Reactive microservice end to end from RxJava to the wire with gRPC
Are you trying to move beyond REST for your internal services? Ryan Michela offers an overview of binary-based protocol gRPC and explains how its built-in features allow you to build reactive services that can support RxJava and handle back pressure natively over the wire.

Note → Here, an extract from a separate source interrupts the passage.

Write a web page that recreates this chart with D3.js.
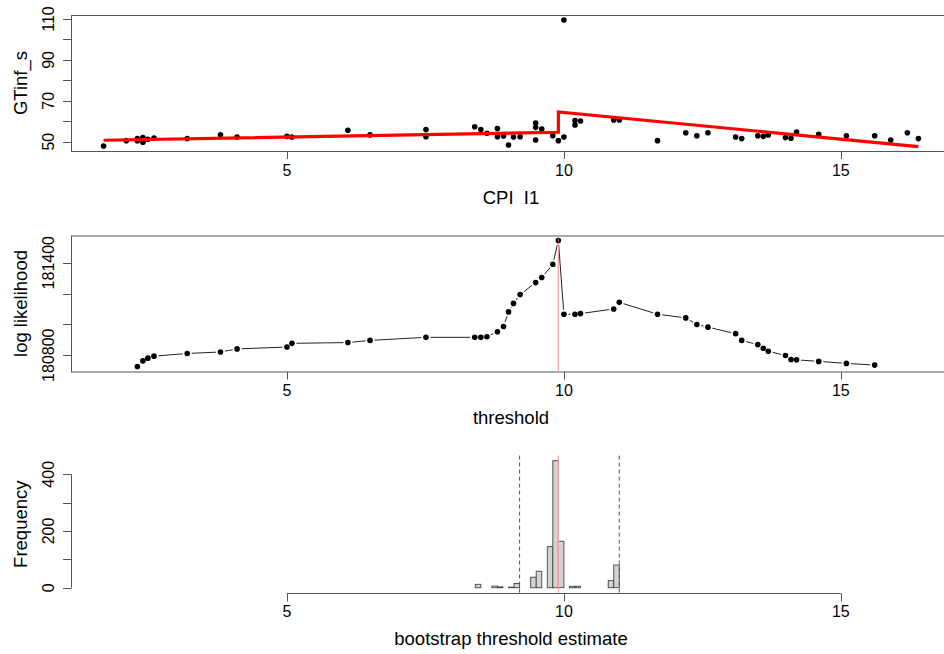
<!DOCTYPE html>
<html>
<head>
<meta charset="utf-8">
<script src="https://cdn.jsdelivr.net/npm/d3@7"></script>
<style>
  html, body { margin: 0; padding: 0; background: #fff; }
  svg { display: block; }
  text { font-family: "Liberation Sans", Arial, Helvetica, sans-serif; fill: #000; }
</style>
</head>
<body>
<svg id="chart" width="944" height="654"></svg>
<script>
// ---- Panel 1: GTinf_s against CPI_I1 with the two-regime fit ----
const cpi = [1.69, 2.10, 2.30, 2.30, 2.40, 2.40, 2.49, 2.60, 3.20, 3.80, 4.10, 5.00, 5.09, 6.10, 6.50,
  7.51, 7.51, 8.39, 8.50, 8.61, 8.80, 8.80, 8.91, 9.00, 9.09, 9.21, 9.49, 9.49, 9.49, 9.60, 9.80, 9.90,
  10.00, 10.00, 10.20, 10.20, 10.30, 10.90, 11.00, 11.69, 12.20, 12.40, 12.60, 13.10, 13.21, 13.50,
  13.60, 13.69, 14.00, 14.10, 14.20, 14.60, 15.10, 15.61, 15.90, 16.20, 16.40];
const gtinf = [47.9, 50.5, 51.5, 50.5, 52.0, 49.7, 51.2, 51.8, 51.5, 53.4, 52.3, 52.6, 52.3, 55.6, 53.3,
  55.9, 52.4, 57.3, 55.9, 54.1, 56.4, 52.4, 52.8, 48.4, 52.3, 52.4, 59.1, 57.0, 50.8, 56.2, 52.9, 50.5,
  52.3, 109.5, 60.3, 58.2, 60.1, 60.6, 60.6, 50.5, 54.4, 52.9, 54.4, 52.3, 51.5, 52.9, 52.6, 53.3,
  52.0, 51.7, 54.7, 53.6, 52.9, 52.9, 50.8, 54.4, 51.5];
// fitted regimes: below and above the threshold
const fitX = [1.69, 9.90, 9.90, 16.40];
const fitY = [50.7, 54.6, 64.5, 47.6];
const gtTicks = [50, 60, 70, 80, 90, 100, 110];
const gtLabels = [50, 70, 90, 110];

// ---- Panel 2: profile log likelihood over candidate thresholds ----
const thresholds = [2.30, 2.40, 2.49, 2.60, 3.20, 3.80, 4.10, 5.00, 5.09, 6.10, 6.50, 7.51, 8.39, 8.50,
  8.61, 8.80, 8.91, 9.00, 9.09, 9.21, 9.49, 9.60, 9.80, 9.90, 10.00, 10.20, 10.30, 10.90, 11.00, 11.69,
  12.20, 12.40, 12.60, 13.10, 13.21, 13.50, 13.60, 13.69, 14.00, 14.10, 14.20, 14.60, 15.10, 15.61];
const logLik = [180727, 180763, 180781, 180794, 180811, 180821, 180841, 180853, 180877, 180882,
  180896, 180916, 180916, 180916, 180920, 180952, 180986, 181081, 181136, 181194,
  181271, 181304, 181390, 181544, 181066, 181066, 181070, 181100, 181143, 181066,
  181042, 180999, 180982, 180940, 180896, 180869, 180845, 180826, 180798, 180772,
  180770, 180760, 180747, 180736];
const llTicks = [180800, 181000, 181200, 181400];
const llLabels = [180800, 181400];
const thresholdHat = 9.90;

// ---- Panel 3: bootstrap distribution of the threshold ----
const binStarts = [8.4, 8.5, 8.6, 8.7, 8.8, 8.9, 9.0, 9.1, 9.2, 9.3, 9.4, 9.5, 9.6, 9.7, 9.8, 9.9,
  10.0, 10.1, 10.2, 10.3, 10.4, 10.5, 10.6, 10.7, 10.8, 10.9];
const binCounts = [12, 0, 0, 6, 3, 0, 2, 15, 0, 0, 37, 58, 0, 145, 448, 164,
  0, 5, 5, 0, 0, 0, 0, 0, 25, 80];
const binWidth = 0.1;
const ciBounds = [9.2, 11.0];
const freqTicks = [0, 100, 200, 300, 400];
const freqLabels = [0, 200, 400];

const xTicks = [5, 10, 15];

const svg = d3.select("#chart");
const plotLeft = 71, plotRight = 951;
const tickFont = 16, titleFont = 18.5, tickLen = 8;
const axisCol = "#555";

// R-style 4% padded limits
function padded(ext) {
  const r = ext[1] - ext[0];
  return [ext[0] - 0.04 * r, ext[1] + 0.04 * r];
}

const x = d3.scaleLinear().domain(padded(d3.extent(cpi))).range([plotLeft, plotRight]);

function panelFrame(top, bottom, y, yTicks, yLabels, yTitle, xTitle) {
  const g = svg.append("g");
  g.append("rect")
    .attr("x", plotLeft + 0.5).attr("y", top + 0.5)
    .attr("width", plotRight - plotLeft).attr("height", bottom - top)
    .attr("fill", "none").attr("stroke", axisCol).attr("stroke-width", 1);
  // x ticks
  xTicks.forEach(t => {
    const px = Math.round(x(t)) + 0.5;
    g.append("line").attr("x1", px).attr("x2", px)
      .attr("y1", bottom + 0.5).attr("y2", bottom + tickLen)
      .attr("stroke", axisCol);
    g.append("text").attr("x", x(t)).attr("y", bottom + 24.5)
      .attr("text-anchor", "middle").attr("font-size", tickFont).text(t);
  });
  // y ticks
  yTicks.forEach(t => {
    const py = Math.round(y(t)) + 0.5;
    g.append("line").attr("x1", plotLeft - tickLen).attr("x2", plotLeft + 0.5)
      .attr("y1", py).attr("y2", py).attr("stroke", axisCol);
  });
  yLabels.forEach(t => {
    g.append("text")
      .attr("transform", `translate(54,${y(t)}) rotate(-90)`)
      .attr("text-anchor", "middle").attr("font-size", tickFont).text(t);
  });
  g.append("text")
    .attr("transform", `translate(27,${(top + bottom) / 2}) rotate(-90)`)
    .attr("text-anchor", "middle").attr("font-size", titleFont).text(yTitle);
  g.append("text").attr("x", (plotLeft + plotRight) / 2).attr("y", bottom + 52.5)
    .attr("text-anchor", "middle").attr("font-size", titleFont)
    .attr("xml:space", "preserve").style("white-space", "pre").text(xTitle);
  return g;
}

// ---------- Panel 1 ----------
{
  const top = 15, bottom = 151;
  const y = d3.scaleLinear().domain(padded(d3.extent(gtinf))).range([bottom, top]);
  const g = panelFrame(top, bottom, y, gtTicks, gtLabels, "GTinf_s", "CPI  I1");
  const pts = cpi.map((v, i) => [v, gtinf[i]]);
  g.append("g").selectAll("circle").data(pts).join("circle")
    .attr("cx", d => x(d[0])).attr("cy", d => y(d[1])).attr("r", 2.8).attr("fill", "#000");
  const fit = fitX.map((v, i) => [v, fitY[i]]);
  g.append("path").datum(fit)
    .attr("d", d3.line().x(d => x(d[0])).y(d => y(d[1])))
    .attr("fill", "none").attr("stroke", "#ff0000").attr("stroke-width", 3.2);
}

// ---------- Panel 2 ----------
{
  const top = 235.5, bottom = 371.5;
  const y = d3.scaleLinear().domain(padded(d3.extent(logLik))).range([bottom, top]);
  const g = panelFrame(top, bottom, y, llTicks, llLabels, "log likelihood", "threshold");
  const pts = thresholds.map((v, i) => [x(v), y(logLik[i])]);
  // connecting segments with a gap around each point
  const gap = 4.5;
  for (let i = 0; i < pts.length - 1; i++) {
    const [x0, y0] = pts[i], [x1, y1] = pts[i + 1];
    const len = Math.hypot(x1 - x0, y1 - y0);
    if (len <= 2 * gap) continue;
    const ux = (x1 - x0) / len, uy = (y1 - y0) / len;
    g.append("line")
      .attr("x1", x0 + ux * gap).attr("y1", y0 + uy * gap)
      .attr("x2", x1 - ux * gap).attr("y2", y1 - uy * gap)
      .attr("stroke", "#222").attr("stroke-width", 1);
  }
  g.append("line")
    .attr("x1", x(thresholdHat)).attr("x2", x(thresholdHat))
    .attr("y1", top).attr("y2", bottom)
    .attr("stroke", "#f4a3ac").attr("stroke-width", 1.2);
  g.append("g").selectAll("circle").data(pts).join("circle")
    .attr("cx", d => d[0]).attr("cy", d => d[1]).attr("r", 2.8).attr("fill", "#000");
  g.append("line")
    .attr("x1", x(thresholdHat)).attr("x2", x(thresholdHat))
    .attr("y1", top).attr("y2", bottom)
    .attr("stroke", "#f4a3ac").attr("stroke-width", 1).attr("opacity", 0.55);
}

// ---------- Panel 3 ----------
{
  const top = 455.6, bottom = 592.8;
  const y = d3.scaleLinear().domain(padded([0, d3.max(binCounts)])).range([bottom, top]);
  const g = svg.append("g");
  // bars
  g.append("g").selectAll("rect").data(binStarts.map((b, i) => [b, binCounts[i]])).join("rect")
    .attr("x", d => x(d[0]))
    .attr("width", d => x(d[0] + binWidth) - x(d[0]))
    .attr("y", d => y(d[1]))
    .attr("height", d => y(0) - y(d[1]))
    .attr("fill", "#d3d3d3").attr("stroke", "#444").attr("stroke-width", 0.9);
  // bootstrap interval bounds
  ciBounds.forEach(c => {
    g.append("line").attr("x1", x(c)).attr("x2", x(c))
      .attr("y1", top).attr("y2", bottom)
      .attr("stroke", "#555").attr("stroke-width", 1).attr("stroke-dasharray", "4,3");
  });
  g.append("line").attr("x1", x(thresholdHat)).attr("x2", x(thresholdHat))
    .attr("y1", top).attr("y2", bottom)
    .attr("stroke", "#f4a3ac").attr("stroke-width", 1.2);
  // x axis from first to last tick
  const ax = Math.round(bottom) + 0.5;
  g.append("line").attr("x1", x(xTicks[0])).attr("x2", x(xTicks[xTicks.length - 1]))
    .attr("y1", ax).attr("y2", ax).attr("stroke", axisCol);
  xTicks.forEach(t => {
    const px = Math.round(x(t)) + 0.5;
    g.append("line").attr("x1", px).attr("x2", px).attr("y1", ax).attr("y2", ax + tickLen)
      .attr("stroke", axisCol);
    g.append("text").attr("x", x(t)).attr("y", bottom + 24.5)
      .attr("text-anchor", "middle").attr("font-size", tickFont).text(t);
  });
  // y axis from 0 to 400
  g.append("line").attr("x1", plotLeft + 0.5).attr("x2", plotLeft + 0.5)
    .attr("y1", y(freqTicks[0])).attr("y2", y(freqTicks[freqTicks.length - 1]))
    .attr("stroke", axisCol);
  freqTicks.forEach(t => {
    const py = Math.round(y(t)) + 0.5;
    g.append("line").attr("x1", plotLeft - tickLen).attr("x2", plotLeft + 0.5)
      .attr("y1", py).attr("y2", py).attr("stroke", axisCol);
  });
  freqLabels.forEach(t => {
    g.append("text").attr("transform", `translate(54,${y(t)}) rotate(-90)`)
      .attr("text-anchor", "middle").attr("font-size", tickFont).text(t);
  });
  g.append("text").attr("transform", `translate(27,${(top + bottom) / 2}) rotate(-90)`)
    .attr("text-anchor", "middle").attr("font-size", titleFont).text("Frequency");
  g.append("text").attr("x", (plotLeft + plotRight) / 2).attr("y", bottom + 52.5)
    .attr("text-anchor", "middle").attr("font-size", titleFont).text("bootstrap threshold estimate");
}
</script>
</body>
</html>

Talk Title | Reactive microservice end to end from RxJava to the wire with gRPC |
Speakers | Ryan Michela (Salesforce) |
Conference | O’Reilly Open Source Convention |
Conf Tag | Put open source to work |
Location | Portland, Oregon |
Date | July 16-19, 2018 |
URL | Talk Page |
Slides | Talk Slides |
Video | |
Are you trying to move beyond REST for your internal services? Ryan Michela offers an overview of binary-based protocol gRPC—a new high-performance, universal open source RPC framework built on top of protocol buffers and HTTP/2—and explains how its built-in features allow you to build reactive services that can support RxJava and handle back pressure natively over the wire. gRPC makes building scalable, efficient microservices fast and easy, and it’s also more efficient than REST. Ryan walks you through using gRPC’s streaming API, which you can use to establish server-side streaming, client-side streaming, and bidirectional streaming, enabling you to build sophisticated, real-time, reactive microservices with ease. But there’s more. gRPC has built-in flow control to handle backpressure natively in server-to-client streaming, client-to-server streaming, and bidirectional streaming scenarios. You’ll learn how Salesforce has contributed to the gRPC ecosystem with its Java-based gRPC code generator and how it tied up the last mile with a RxJava2 binding to gRPC so that you can create native backpressure-aware reactive microservices at the wire level.